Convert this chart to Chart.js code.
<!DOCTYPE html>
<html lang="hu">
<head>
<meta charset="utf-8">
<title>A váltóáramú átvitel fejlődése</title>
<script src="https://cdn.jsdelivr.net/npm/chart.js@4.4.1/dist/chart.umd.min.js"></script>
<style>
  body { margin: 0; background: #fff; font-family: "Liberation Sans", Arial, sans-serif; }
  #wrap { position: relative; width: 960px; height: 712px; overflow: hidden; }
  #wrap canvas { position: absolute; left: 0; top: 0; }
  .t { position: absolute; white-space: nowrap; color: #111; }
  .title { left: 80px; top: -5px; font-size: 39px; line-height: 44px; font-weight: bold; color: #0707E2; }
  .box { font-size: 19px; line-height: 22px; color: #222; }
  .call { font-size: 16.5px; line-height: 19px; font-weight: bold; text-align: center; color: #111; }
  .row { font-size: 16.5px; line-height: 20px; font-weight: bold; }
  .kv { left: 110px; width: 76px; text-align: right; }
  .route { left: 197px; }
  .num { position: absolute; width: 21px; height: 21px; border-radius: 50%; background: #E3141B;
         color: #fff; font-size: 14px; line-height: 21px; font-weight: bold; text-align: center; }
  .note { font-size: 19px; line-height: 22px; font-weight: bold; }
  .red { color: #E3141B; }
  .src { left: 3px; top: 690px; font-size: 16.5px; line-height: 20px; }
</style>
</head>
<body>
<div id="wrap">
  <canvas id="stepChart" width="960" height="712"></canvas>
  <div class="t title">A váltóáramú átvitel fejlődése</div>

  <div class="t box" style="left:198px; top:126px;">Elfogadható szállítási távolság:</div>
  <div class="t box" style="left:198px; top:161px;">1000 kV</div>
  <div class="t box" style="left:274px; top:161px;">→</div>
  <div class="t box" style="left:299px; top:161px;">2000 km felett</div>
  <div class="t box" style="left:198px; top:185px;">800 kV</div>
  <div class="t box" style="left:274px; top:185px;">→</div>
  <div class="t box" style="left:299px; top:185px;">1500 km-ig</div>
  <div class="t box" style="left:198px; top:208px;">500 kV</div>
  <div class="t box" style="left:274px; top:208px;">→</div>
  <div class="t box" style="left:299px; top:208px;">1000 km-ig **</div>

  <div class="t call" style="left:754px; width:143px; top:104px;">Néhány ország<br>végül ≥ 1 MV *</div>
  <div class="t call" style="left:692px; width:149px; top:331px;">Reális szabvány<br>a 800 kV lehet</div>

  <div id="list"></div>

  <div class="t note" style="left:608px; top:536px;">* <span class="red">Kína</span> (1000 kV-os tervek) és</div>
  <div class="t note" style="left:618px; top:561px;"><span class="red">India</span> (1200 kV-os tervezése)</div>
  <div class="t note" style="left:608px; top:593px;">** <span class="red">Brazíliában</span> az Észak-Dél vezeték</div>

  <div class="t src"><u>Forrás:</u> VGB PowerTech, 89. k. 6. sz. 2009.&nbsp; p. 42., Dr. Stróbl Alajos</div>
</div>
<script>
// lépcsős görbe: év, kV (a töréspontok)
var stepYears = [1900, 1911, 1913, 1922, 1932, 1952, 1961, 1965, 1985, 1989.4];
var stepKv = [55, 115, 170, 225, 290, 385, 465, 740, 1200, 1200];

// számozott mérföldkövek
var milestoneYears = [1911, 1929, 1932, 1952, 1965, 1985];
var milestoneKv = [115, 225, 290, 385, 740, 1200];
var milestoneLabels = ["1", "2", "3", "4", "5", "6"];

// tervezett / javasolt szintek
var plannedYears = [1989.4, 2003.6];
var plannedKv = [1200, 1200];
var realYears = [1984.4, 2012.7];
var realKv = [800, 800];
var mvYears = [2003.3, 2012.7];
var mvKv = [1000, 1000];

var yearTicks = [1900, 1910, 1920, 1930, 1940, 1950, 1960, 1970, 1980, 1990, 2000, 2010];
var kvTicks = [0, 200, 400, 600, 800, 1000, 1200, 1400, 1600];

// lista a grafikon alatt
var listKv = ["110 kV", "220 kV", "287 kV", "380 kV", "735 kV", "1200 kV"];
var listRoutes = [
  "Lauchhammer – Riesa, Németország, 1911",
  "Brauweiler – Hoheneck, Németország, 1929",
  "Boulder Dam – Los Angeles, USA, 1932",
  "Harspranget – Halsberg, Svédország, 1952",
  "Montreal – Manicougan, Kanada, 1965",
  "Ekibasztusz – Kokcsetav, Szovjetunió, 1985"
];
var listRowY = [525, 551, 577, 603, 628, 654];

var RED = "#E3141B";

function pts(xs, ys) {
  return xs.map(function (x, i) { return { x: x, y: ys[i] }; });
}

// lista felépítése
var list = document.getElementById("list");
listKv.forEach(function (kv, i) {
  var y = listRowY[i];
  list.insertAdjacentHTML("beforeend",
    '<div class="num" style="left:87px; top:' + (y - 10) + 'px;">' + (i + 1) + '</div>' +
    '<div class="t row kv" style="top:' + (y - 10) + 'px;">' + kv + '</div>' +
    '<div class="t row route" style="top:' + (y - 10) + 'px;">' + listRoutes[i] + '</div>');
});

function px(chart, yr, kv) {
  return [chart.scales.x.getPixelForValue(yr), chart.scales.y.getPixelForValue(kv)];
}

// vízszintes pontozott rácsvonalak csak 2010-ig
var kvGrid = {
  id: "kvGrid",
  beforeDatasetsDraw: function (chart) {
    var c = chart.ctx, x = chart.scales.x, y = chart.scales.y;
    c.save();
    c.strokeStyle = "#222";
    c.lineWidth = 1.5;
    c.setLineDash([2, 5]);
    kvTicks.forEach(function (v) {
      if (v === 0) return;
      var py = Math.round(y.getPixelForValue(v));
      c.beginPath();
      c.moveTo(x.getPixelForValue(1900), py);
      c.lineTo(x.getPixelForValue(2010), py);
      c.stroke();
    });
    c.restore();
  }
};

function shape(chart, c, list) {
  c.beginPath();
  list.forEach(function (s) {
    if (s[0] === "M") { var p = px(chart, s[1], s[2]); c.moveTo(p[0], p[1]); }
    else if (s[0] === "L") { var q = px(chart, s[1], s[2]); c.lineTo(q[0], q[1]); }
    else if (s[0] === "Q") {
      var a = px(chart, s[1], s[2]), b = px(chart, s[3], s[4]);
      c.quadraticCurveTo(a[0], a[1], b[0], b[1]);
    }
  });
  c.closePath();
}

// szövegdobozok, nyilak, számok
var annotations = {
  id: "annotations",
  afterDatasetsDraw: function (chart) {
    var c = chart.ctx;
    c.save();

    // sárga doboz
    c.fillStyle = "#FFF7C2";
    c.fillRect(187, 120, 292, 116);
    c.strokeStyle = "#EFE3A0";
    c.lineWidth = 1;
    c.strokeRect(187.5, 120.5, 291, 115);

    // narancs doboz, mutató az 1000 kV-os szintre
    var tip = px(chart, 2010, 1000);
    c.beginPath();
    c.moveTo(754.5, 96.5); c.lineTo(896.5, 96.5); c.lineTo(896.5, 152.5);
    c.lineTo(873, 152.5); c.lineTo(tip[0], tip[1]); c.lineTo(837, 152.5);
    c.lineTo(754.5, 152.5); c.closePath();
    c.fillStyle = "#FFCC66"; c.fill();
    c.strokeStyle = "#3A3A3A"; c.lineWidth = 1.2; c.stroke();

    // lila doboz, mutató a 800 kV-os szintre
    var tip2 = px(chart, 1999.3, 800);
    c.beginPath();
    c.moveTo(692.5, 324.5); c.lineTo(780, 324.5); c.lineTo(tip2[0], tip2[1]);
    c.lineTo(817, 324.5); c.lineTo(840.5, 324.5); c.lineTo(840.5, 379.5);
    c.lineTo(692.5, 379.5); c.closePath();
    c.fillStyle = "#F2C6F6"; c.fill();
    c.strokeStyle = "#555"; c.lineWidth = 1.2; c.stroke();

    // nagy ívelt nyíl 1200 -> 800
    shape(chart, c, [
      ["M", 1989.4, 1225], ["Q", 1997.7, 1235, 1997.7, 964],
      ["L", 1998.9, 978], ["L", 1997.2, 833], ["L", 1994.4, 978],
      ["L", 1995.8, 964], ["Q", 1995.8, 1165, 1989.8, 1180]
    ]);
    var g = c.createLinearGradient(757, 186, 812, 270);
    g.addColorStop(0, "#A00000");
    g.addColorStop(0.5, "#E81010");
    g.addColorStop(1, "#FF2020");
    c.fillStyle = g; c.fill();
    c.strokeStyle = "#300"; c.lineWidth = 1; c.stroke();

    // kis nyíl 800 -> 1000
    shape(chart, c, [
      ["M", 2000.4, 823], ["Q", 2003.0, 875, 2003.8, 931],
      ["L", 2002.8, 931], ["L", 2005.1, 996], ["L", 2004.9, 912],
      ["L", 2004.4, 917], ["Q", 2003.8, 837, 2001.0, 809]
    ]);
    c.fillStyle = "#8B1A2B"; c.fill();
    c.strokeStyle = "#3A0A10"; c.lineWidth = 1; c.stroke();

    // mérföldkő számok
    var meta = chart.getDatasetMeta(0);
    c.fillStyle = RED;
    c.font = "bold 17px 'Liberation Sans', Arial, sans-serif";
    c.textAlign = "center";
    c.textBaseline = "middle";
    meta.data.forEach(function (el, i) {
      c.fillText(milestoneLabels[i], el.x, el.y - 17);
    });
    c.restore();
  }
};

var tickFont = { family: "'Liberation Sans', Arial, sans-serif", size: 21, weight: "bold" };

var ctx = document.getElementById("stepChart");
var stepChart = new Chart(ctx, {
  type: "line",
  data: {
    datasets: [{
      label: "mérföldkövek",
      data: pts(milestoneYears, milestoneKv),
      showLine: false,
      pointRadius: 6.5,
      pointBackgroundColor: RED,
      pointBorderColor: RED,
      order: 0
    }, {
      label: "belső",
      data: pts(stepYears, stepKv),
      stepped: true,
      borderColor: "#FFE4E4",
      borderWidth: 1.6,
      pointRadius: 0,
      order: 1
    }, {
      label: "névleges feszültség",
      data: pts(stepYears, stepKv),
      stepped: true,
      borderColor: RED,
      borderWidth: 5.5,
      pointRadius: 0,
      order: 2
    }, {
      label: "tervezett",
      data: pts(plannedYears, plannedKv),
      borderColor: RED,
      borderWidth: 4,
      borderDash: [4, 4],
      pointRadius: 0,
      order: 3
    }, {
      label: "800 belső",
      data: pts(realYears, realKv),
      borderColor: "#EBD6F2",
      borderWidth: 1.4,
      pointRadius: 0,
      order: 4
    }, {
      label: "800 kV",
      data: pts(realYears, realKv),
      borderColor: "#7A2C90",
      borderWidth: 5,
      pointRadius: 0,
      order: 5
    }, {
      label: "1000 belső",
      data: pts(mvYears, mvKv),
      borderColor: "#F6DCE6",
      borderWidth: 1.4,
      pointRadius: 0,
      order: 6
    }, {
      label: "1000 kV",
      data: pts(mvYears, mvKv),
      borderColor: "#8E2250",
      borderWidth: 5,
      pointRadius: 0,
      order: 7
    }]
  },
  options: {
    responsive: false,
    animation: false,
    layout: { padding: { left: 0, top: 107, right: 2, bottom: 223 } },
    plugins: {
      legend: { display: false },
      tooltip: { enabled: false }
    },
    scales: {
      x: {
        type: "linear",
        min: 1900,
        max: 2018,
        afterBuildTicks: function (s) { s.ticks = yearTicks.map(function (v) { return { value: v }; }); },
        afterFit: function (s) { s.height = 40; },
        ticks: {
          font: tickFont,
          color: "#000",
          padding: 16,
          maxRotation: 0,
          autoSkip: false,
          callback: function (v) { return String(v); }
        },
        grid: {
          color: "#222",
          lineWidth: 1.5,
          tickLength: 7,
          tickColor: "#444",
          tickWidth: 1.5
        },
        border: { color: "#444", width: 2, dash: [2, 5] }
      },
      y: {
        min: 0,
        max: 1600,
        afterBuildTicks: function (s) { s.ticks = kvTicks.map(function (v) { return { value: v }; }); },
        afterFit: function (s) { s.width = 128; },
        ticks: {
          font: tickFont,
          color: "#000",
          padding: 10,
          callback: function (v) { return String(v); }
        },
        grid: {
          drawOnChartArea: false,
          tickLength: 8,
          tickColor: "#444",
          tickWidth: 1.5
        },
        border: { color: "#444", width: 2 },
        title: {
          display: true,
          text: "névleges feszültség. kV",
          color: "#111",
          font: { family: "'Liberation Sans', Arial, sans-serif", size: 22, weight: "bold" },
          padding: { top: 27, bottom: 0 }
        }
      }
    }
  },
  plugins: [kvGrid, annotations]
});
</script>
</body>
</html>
======
Looking at the material above, please copy exactly every line from its first line through the line containing "váltóáramú átvitel fejlődése</div>", with both ends included and nothing else.

**Answer to the exercise**
Convert this chart to Chart.js code.
<!DOCTYPE html>
<html lang="hu">
<head>
<meta charset="utf-8">
<title>A váltóáramú átvitel fejlődése</title>
<script src="https://cdn.jsdelivr.net/npm/chart.js@4.4.1/dist/chart.umd.min.js"></script>
<style>
  body { margin: 0; background: #fff; font-family: "Liberation Sans", Arial, sans-serif; }
  #wrap { position: relative; width: 960px; height: 712px; overflow: hidden; }
  #wrap canvas { position: absolute; left: 0; top: 0; }
  .t { position: absolute; white-space: nowrap; color: #111; }
  .title { left: 80px; top: -5px; font-size: 39px; line-height: 44px; font-weight: bold; color: #0707E2; }
  .box { font-size: 19px; line-height: 22px; color: #222; }
  .call { font-size: 16.5px; line-height: 19px; font-weight: bold; text-align: center; color: #111; }
  .row { font-size: 16.5px; line-height: 20px; font-weight: bold; }
  .kv { left: 110px; width: 76px; text-align: right; }
  .route { left: 197px; }
  .num { position: absolute; width: 21px; height: 21px; border-radius: 50%; background: #E3141B;
         color: #fff; font-size: 14px; line-height: 21px; font-weight: bold; text-align: center; }
  .note { font-size: 19px; line-height: 22px; font-weight: bold; }
  .red { color: #E3141B; }
  .src { left: 3px; top: 690px; font-size: 16.5px; line-height: 20px; }
</style>
</head>
<body>
<div id="wrap">
  <canvas id="stepChart" width="960" height="712"></canvas>
  <div class="t title">A váltóáramú átvitel fejlődése</div>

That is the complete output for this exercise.